Tania Bruguera, Frieze Talks, Frieze London 2015 photograph by Linda Nylind. Courtesy of Linda Nylind/Frieze.
Lutz Bacher
When first entering the art fair, visitors walk through a black corridor painted with phrases like “Welcome to purgatory” or “Don’t stop now, the end is near”. It’s the new commissioned work by American conceptual artist Lutz Bacher as part of her participation in Frieze Projects. For over four decades, Bacher’s practice has subvert artistic and personal identity (she doesn’t reveal her real name, doesn’t appear publicly and her press presentations are close to a performance format), playfully and often discomfortingly employing the ephemera of everyday public and personal lives.
Samara Scott
The piece ‘Lonely Planet’ consists on a ‘water relief’ installation that occupies the entire floor of The Sunday Painter’s (London) stand. Her author is the young UK talent Samara Scott (1985), who explores issues of superficiality through a sort of floor pool where she has trapped easy-buyable elements: a wine glass, spring onions, plastic bracelets. This piece has definitely caught the public and critic’s attention, who already had an eye on her after her recent shows including Silks, Eastside Projects (Birmingham, 2015), High Street, Zabludowicz Collection (London, 2014) and Baggy, Mars! (Frankfurt, 2013).
Samara Scott, The Sunday Painter, Focus section, Frieze London 201. Photograph by Linda Nylind. Courtesy of Linda Nylind/Frieze.
Tunga
Another work of Frieze Live programme is the re-staging of Brazilian artist Tunga’s rare piece Xifópagas Capilares (Siamese Hair Twins, 1987) brought to the fair by Luhring Augustine and Galleria Franco Noero). In this disturbing piece twin girls walk around conjoined by a long braid of hair that hangs between them, like a mythical anthropological specimen. Tunga (Antônio José de Barros de Carvalho, 1952) is a reference of his generation and has works in the collections of Museum of Contemporary Art of Los Angeles; Museum of Fine Arts, Houston; Museo Nacional Centro de Arte Reina Sofia, Madrid; and Moderna Museet, Stockholm.
Tunga, Xifópagas Capilares, 1984, fine art, 33,5 x 25 cm. Image courtesy: the artist / Galleria Franco Noero, Torino and Luhring Augustine, New York.
Daniel Jacoby
The young Jacoby (1985) displays his work ‘Sydney y las guerras de Guerrero’ at Maisterravalbuena Gallery (Madrid) along with artists Maria Loboda, Néstor Sanmiguel Diest and B.Wurtz. The artist puts on centre stage a well-known, yet controversial Peruvian entrepreneur, Pablo Guerrero, who coming from a poor background became one of the biggest producers and exporters of cotton underwear in Perú. Javoby uses Guerrero’s store window displays as a reference for his own work to address modernist ideas of progress.

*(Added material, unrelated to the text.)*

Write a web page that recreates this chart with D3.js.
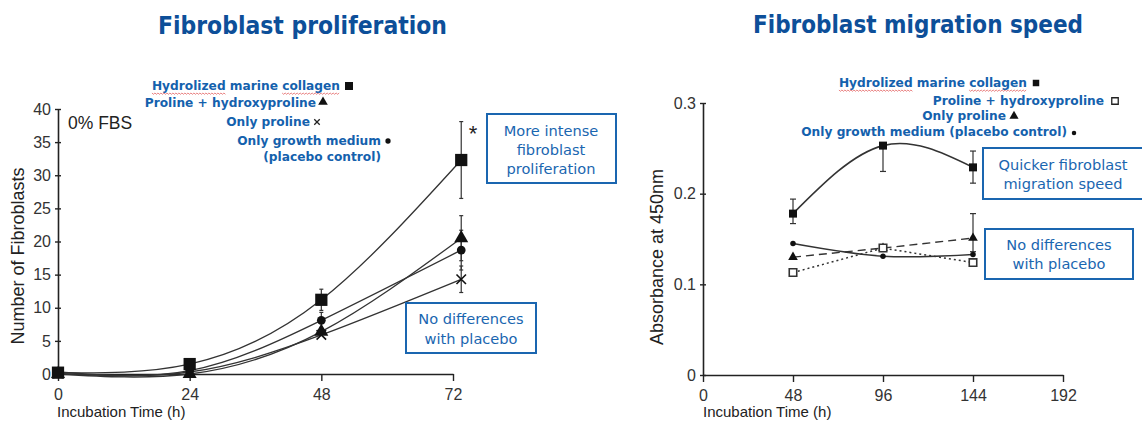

Daniel Jacoby, Maisterravalbuena, installation view. Courtesy of the gallery.
B. Ingrid Olson
The recent graduated photographer B. Ingrid Olson deals with the fragmentation of the feminine body through self-portraits that she captures in front of a mirror or reflective surface playing with the abstraction of her own body in the intersection of different images.
Her works are displayed at Simone Subal next to Kiki Kogelnik’s paintings, a major artist from a complete different generation, who shares with Olson an interest in a non-descriptive and fragmented feminine representation.